“I think this is it?” a friend uncertainly proclaimed.
Clusters of swimsuit-clad thrill-seekers dotted the clifftop - a promising sign. To make sure we were in the right place, we proceeded to the edge and looked down. Nope. This couldn’t be it. The water was too far below us.
“Has anyone jumped this?” I double-checked with the nearest stranger.
“Today? In front of you?” I jokingly pressed, hoping for an out.
He laughingly nodded, much to my dismay. The distress was short-lived though. Unsatisfied with a second-hand observation, we decided we had to see for ourselves. What better way to rationalize than to move the goalposts?
Right behind us, a group was congregated in a boisterous huddle. They were hyping up their friend. “This is your moment,” one encouraged. “Don’t be a coward,” the other taunted. (It’s important to diversify your motivational techniques.) He trudged to the edge to take a final look at the task ahead of him. He glanced back at his pals, the fear palpable in his eyes. They were still cheering him on. The gesture of support gave him the burst of confidence he needed. He closed his eyes, and dove off the cliff into the water.
A second later, he emerged from the surface. Alive, swimming back towards land. Now that we verified the dubious claims of the first stranger, the five of us gathered and the negotiations began. Who would be the sacrificial lamb? Mark bravely volunteered and I offered to document it, hoping the generosity would veil my fear. This way, I thought, I could go last.
One by one, my friends jumped. And survived (to my disappointment). Before I could come up with another excuse, Mark had climbed back up so I could go next. I handed him the phone (if you don’t have a video, did you really cliff dive?) and reluctantly made my way towards the edge. I stared at the water below, still in disbelief that this was possible. It didn’t matter that I just witnessed it. Deep down, I just knew that this couldn’t be done. What would happen if I turn back, I pondered? I ran some simulations and concluded that this could end in only one of two ways: with a sense of accomplishment or regret. My presence at the cliff edge had created a fork in the road - either I conquer the fear, or it conquers me. So, I took the leap. It wasn’t that bad. Then again, it never is.

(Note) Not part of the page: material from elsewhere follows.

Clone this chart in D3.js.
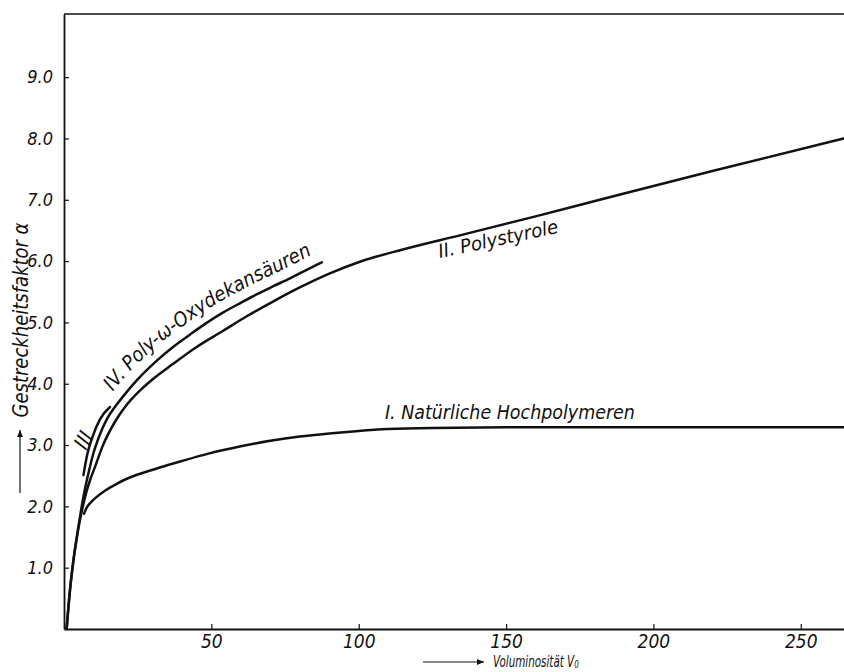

So, why am I telling you this story? To show off how adventurous and well-traveled I am, of course! That, and two lessons I learned.
Fear never disappears entirely. We didn’t just cliff dive once. We climbed back up and did it again. And again. And again. Each successive jump was easier, but a small amount of fear always persisted. Despite the knowledge there were no consequences, my instincts always kicked in. Fear was the default state - by expecting to eliminate it, I was setting myself up for failure. Instead, I had to prepare to face and overcome it.
Inaction is an action. Choosing not to jump would have had a concrete effect - cementing that moment as a regret. Deferral is a particularly deceiving form of inaction - it is a way of saying no without admitting it to ourselves. When it was my turn to go, I contemplated waiting until my friends did their second round. “I’ll do it later,” I told myself, temporarily sidestepping defeat. What that translated to, though, was “I won’t do it now”. This perspective shift from the ambiguous future to the definite present was revealing. If we choose to not act today, why do we think we will act in the future? We idealize the blank canvas of the future, unaware that those moments will be just as challenging as the present. It’s the classic trap of Things Will Be Different This Time. The underlying reality is fixed - the height of the cliff is immutable. Our resolve is the only aspect that can change, but it builds up as easily as it wears down. With the uncertainty of the future and the guarantee of constant fear, there’s only one appropriate course of action. To take the leap.